As a teenager, I was pretty sure I believed God existed, but without firsthand experience of him, “Christianity,” went in one ear and out the other. I knew facts and Bible verses but there was my arch nemesis: the altar call. I had never experienced any long-lasting change after raising my hand and repeating a prayer, so over time, I came to loathe phrases such as “walk the aisle,” and “repeat after me.” Each attempt at getting saved seemed to take life rather than give it.

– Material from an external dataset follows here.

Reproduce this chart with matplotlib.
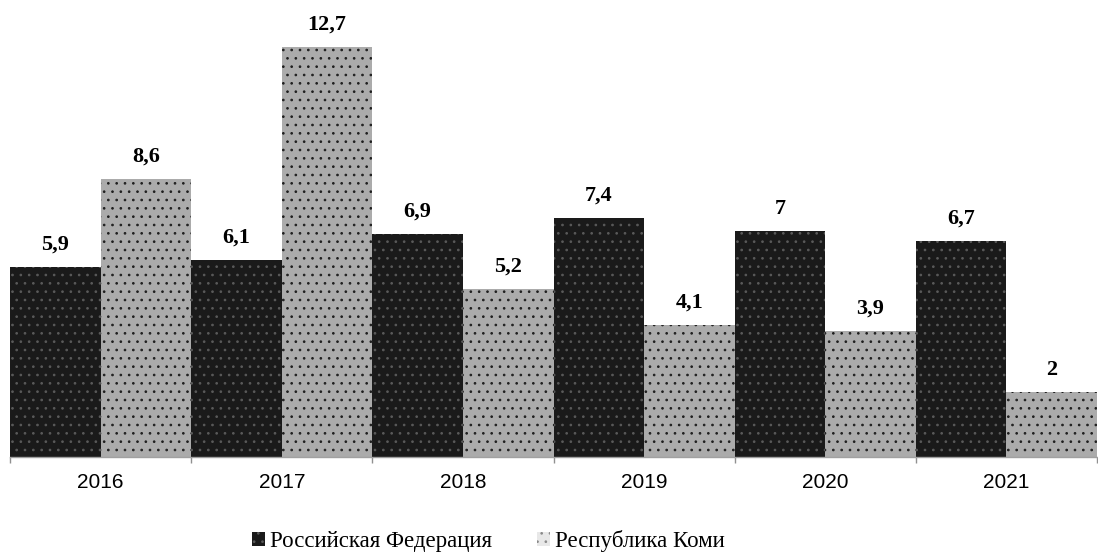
import numpy as np
import matplotlib.pyplot as plt
from matplotlib.patches import Patch
from matplotlib.font_manager import FontProperties

plt.switch_backend("agg")
plt.rcParams["hatch.linewidth"] = 0.7

years = ["2016", "2017", "2018", "2019", "2020", "2021"]
rf_values = [5.9, 6.1, 6.9, 7.4, 7.0, 6.7]
komi_values = [8.6, 12.7, 5.2, 4.1, 3.9, 2.0]
series_names = ["Российская Федерация", "Республика Коми"]


def fmt(v):
    s = ("%.1f" % v).rstrip("0").rstrip(".")
    return s.replace(".", ",")


fig = plt.figure(figsize=(10.98, 5.54), dpi=100)
# baseline at y=457 px, axis from x=10 to x=1097
ax = fig.add_axes([10 / 1098, 97 / 554, 1087 / 1098, 457 / 554])

x = np.arange(len(years))
w = 0.5
dark = ax.bar(x - w / 2, rf_values, w, color="#1a1a1a", edgecolor="#5a5a5a",
              hatch="..", linewidth=0)
light = ax.bar(x + w / 2, komi_values, w, color="#ababab", edgecolor="#1e1e1e",
               hatch="..", linewidth=0)

for bars, vals in ((dark, rf_values), (light, komi_values)):
    for b, v in zip(bars, vals):
        ax.annotate(fmt(v), (b.get_x() + b.get_width() / 2, v),
                    xytext=(0, 12.5), textcoords="offset points",
                    ha="center", va="baseline", fontsize=16,
                    family="Liberation Serif", fontweight="bold")

ax.set_xlim(-0.5, len(years) - 0.5)
ax.set_ylim(0, 12.7 * 457 / 410)

for s in ("top", "right", "left"):
    ax.spines[s].set_visible(False)
ax.spines["bottom"].set_color("#a0a0a0")
ax.spines["bottom"].set_linewidth(1)
ax.set_yticks([])

ax.set_xticks(x)
ax.set_xticklabels(years, fontsize=15, family="Liberation Sans")
ax.tick_params(axis="x", which="major", length=0, pad=11.5)
ax.set_xticks(np.arange(-0.5, len(years)), minor=True)
ax.tick_params(axis="x", which="minor", length=4, color="#909090", width=1)

handles = [Patch(facecolor="#1a1a1a", edgecolor="#5a5a5a", hatch="..", linewidth=0),
           Patch(facecolor="#e8e8e8", edgecolor="#8a8a8a", hatch="..", linewidth=0)]
fig.legend(handles, series_names, loc="center", bbox_to_anchor=(0.445, 0.023),
           ncol=2, frameon=False, handlelength=0.57, handleheight=0.57,
           handletextpad=0.22, columnspacing=1.95, borderpad=0,
           prop=FontProperties(family="Liberation Serif", size=16.5))

fig.savefig("out.png", dpi=100)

At the age of 22, he became a summer camp counselor along with one of his best friends. On the final night of camp, the sermon ended with an altar call. Jonathan saw his friend walk forward. But more shocking than that was the later evidence that something had really happened to him that night. His friend stopped drinking and partying, he began to read the Bible and Christian books voraciously, and attending church. He seemed to want to know God, be like him, and he had joy.

Jonathan says,

This was the opposite of what I had experienced growing up. The cycle usually went something like this: get saved in a burst of emotion, commit to Jesus for a few days or weeks, then let the devotion fade away.

But my friend grew month after month. His commitment and love for God were unwavering. The thought seized me: “Change is possible. It’s actually possible.” It gave me hope that Christianity could bring real change in my life.

One morning, an honest prayer began to spill out of me: “God, I don’t love you. But I want to.” Then one night everything changed. I was in a deep sleep, when suddenly my eyes opened. I was feeling confused about why I was awake at 5 a.m. I lay silently in the dark for a few seconds. Then I heard something in my mind, distinct and clear. It was like no other thought I had had. I heard these words: “Get up, pick up your Bible, and sit down at your desk.”

I got up and found my Bible, which had been collecting dust under a lamp on my nightstand. I picked a random spot. I looked down to see the Gospel of Matthew, chapter 22, verse 37. I read: “You shall love the Lord your God with all your heart and with all your soul and with all your mind.” Like the destruction of a great dam, the flood waters of God’s love crashed into me. In that moment, my secondhand spirituality became firsthand. My knowing about God was replaced with knowing God, and like my friend’s experience, the change was permanent.

That doesn’t mean faith has been easy, but it has been the most thrilling adventure of my life. Battling habits of pride, anger, lust, and gluttony has become an adventure. Through the joy and the pain, Jesus has shared his eternal life with me, filling and freeing me.